Andrews is not a spokesperson for Extinction Rebellion – which says the climate science indicates the world should be aiming to reach net zero emissions by 2025 – but said he was driven to join the frontline activists in part by concern over the rise of “incredibly draconian” anti-protest laws in New South Wales, Victoria and Tasmania.

He said he believed that, despite the Albanese government’s strong rhetoric on reducing emissions as the new parliament sat for the first time this week, the climate crisis continued to be treated as a fringe issue.

“It is great to have a more progressive and kinder government, one that I think reflects the values of many Australians, but we need to do much more than they have promised,” Andrews said.

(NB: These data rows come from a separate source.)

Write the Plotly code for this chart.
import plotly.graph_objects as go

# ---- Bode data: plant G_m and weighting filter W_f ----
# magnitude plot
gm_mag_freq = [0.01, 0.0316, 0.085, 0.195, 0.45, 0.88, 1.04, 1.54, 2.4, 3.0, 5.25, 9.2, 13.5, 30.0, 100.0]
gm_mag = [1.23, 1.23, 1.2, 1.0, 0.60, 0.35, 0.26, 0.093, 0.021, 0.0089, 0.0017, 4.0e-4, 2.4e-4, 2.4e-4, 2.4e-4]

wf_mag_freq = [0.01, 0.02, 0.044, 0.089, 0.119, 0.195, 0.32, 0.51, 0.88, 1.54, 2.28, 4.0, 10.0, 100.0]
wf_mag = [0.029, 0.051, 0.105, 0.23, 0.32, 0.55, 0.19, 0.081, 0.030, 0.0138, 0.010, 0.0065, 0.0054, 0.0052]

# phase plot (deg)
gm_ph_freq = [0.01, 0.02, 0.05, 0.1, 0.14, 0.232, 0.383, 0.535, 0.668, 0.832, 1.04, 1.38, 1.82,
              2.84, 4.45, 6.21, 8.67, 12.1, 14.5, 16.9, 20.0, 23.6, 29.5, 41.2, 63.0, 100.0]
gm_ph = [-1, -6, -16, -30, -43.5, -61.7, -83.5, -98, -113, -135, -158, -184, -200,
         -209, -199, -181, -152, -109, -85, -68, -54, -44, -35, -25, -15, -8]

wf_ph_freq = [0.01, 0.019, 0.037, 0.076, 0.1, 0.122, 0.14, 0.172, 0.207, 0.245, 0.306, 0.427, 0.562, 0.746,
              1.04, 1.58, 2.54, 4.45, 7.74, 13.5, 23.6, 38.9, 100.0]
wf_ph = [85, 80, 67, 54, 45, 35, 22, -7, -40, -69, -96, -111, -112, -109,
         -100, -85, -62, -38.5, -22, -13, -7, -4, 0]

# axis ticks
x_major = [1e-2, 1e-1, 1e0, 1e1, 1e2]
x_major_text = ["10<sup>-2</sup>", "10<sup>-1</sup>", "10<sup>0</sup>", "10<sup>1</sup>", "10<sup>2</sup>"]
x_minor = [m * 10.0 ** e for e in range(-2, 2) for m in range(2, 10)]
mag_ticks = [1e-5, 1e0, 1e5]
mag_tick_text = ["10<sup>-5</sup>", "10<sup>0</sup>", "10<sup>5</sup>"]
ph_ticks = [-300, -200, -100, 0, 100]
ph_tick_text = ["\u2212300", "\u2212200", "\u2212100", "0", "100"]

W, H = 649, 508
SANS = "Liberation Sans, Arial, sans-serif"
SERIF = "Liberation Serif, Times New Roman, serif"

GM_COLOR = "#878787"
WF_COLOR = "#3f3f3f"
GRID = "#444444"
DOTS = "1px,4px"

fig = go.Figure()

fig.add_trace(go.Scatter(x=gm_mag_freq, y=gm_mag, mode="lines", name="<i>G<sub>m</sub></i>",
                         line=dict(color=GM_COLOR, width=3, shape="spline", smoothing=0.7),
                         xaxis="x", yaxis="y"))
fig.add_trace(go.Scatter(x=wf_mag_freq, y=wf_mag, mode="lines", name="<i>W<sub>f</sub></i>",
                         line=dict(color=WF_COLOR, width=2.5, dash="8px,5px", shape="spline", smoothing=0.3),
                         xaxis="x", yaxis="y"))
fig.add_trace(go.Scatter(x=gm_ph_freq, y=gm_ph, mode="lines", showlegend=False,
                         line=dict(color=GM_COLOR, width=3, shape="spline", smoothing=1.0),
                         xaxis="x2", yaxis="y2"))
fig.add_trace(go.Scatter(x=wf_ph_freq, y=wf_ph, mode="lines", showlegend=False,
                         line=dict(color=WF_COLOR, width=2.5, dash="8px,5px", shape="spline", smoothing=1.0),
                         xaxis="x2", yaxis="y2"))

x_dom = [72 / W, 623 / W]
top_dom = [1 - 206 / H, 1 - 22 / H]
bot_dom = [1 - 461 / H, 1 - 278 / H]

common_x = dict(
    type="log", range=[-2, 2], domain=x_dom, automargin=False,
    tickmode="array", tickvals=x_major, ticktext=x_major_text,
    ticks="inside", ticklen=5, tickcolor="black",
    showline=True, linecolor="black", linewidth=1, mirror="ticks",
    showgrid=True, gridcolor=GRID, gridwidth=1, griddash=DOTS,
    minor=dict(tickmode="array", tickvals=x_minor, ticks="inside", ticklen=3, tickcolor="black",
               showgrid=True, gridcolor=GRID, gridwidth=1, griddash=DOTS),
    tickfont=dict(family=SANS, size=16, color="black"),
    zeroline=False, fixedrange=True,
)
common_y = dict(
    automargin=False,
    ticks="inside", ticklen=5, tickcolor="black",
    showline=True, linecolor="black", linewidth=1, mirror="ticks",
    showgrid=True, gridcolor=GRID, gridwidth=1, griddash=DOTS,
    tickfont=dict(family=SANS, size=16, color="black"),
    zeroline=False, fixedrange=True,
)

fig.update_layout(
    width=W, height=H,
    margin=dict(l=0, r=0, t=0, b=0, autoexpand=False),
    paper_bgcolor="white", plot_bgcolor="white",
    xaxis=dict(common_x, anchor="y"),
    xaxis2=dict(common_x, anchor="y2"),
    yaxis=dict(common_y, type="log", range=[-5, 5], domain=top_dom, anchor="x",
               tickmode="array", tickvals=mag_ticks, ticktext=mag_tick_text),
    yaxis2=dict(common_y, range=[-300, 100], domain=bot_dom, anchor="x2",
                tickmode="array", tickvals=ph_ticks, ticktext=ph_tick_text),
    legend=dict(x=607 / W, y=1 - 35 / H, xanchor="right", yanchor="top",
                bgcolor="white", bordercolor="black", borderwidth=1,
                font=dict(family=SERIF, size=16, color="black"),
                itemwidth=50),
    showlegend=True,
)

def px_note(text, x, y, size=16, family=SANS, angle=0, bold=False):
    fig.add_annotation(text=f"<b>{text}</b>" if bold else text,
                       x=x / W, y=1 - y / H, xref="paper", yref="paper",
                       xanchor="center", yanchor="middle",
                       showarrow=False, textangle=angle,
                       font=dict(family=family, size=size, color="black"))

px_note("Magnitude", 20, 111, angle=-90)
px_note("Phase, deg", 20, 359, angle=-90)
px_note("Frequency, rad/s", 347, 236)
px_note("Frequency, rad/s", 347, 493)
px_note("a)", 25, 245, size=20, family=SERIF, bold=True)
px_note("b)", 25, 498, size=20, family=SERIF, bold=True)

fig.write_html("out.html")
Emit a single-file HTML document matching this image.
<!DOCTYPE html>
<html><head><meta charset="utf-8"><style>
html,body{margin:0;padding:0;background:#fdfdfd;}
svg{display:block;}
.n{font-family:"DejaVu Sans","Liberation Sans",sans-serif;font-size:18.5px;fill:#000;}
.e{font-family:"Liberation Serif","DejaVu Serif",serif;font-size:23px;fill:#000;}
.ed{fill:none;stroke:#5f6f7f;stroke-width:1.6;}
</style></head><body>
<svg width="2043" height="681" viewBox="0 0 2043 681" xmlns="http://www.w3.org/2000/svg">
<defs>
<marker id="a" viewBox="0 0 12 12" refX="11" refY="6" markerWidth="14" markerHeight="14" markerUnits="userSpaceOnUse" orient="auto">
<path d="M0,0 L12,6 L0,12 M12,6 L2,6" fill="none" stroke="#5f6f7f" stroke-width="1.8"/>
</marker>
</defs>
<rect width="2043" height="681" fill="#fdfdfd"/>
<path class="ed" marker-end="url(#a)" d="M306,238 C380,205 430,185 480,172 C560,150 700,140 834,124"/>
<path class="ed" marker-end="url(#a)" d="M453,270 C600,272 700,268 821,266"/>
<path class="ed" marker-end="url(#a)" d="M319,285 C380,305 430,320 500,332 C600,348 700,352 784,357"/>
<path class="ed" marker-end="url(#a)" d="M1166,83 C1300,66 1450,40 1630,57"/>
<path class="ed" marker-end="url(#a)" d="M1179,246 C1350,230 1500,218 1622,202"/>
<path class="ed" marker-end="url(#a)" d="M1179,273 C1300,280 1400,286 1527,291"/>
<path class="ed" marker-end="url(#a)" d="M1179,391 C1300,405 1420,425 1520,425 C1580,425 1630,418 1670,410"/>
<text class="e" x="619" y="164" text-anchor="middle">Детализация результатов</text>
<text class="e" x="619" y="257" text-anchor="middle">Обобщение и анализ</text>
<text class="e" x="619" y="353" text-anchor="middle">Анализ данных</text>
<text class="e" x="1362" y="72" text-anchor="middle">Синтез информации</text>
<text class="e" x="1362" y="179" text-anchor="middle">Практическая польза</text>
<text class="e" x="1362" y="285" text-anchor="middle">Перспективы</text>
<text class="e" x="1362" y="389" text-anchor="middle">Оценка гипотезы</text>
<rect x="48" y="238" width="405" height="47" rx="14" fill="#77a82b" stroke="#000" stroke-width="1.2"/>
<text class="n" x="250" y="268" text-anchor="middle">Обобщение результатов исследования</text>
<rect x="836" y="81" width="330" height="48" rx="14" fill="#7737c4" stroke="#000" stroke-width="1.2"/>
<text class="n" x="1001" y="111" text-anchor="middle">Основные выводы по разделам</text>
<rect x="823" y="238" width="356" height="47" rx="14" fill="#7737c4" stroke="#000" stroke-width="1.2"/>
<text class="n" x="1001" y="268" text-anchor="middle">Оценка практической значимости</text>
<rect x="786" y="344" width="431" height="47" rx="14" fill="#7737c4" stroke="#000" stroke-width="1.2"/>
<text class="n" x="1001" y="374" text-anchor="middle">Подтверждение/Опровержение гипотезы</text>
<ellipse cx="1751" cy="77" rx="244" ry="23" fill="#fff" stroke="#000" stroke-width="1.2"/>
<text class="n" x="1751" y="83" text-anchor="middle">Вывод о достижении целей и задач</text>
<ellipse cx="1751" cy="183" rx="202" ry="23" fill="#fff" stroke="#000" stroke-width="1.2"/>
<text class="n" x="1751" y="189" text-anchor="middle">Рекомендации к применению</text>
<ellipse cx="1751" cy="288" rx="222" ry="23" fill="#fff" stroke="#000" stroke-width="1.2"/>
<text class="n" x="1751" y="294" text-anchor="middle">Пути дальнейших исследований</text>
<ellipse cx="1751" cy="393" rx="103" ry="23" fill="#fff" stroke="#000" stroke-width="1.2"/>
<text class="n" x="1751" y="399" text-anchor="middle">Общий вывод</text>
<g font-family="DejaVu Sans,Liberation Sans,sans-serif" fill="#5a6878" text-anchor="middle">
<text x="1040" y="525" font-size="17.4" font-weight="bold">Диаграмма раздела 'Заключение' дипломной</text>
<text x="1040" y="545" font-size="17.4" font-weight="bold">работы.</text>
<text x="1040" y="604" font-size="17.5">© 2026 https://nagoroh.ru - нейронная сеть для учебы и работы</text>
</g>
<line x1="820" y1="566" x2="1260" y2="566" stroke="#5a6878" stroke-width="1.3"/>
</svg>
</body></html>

“As the secretary general of the United Nations [António Guterres] has said, half of humanity is in the danger zone from climate change. The bushfires and floods we’re seeing now are just a taste test. We need to cease all new coal and gas projects straight away.”

Asked how he reconciled his past roles with his newfound activism, Andrews said he was proud of his career but looking to the future, and Extinction Rebellion had made clear it “wants defectors”.

“I’m not interested in blame, I’m interested in climate action, and having a safe climate for humans and our extraordinary wildlife and biodiversity,” he said. “That’s what matters now.”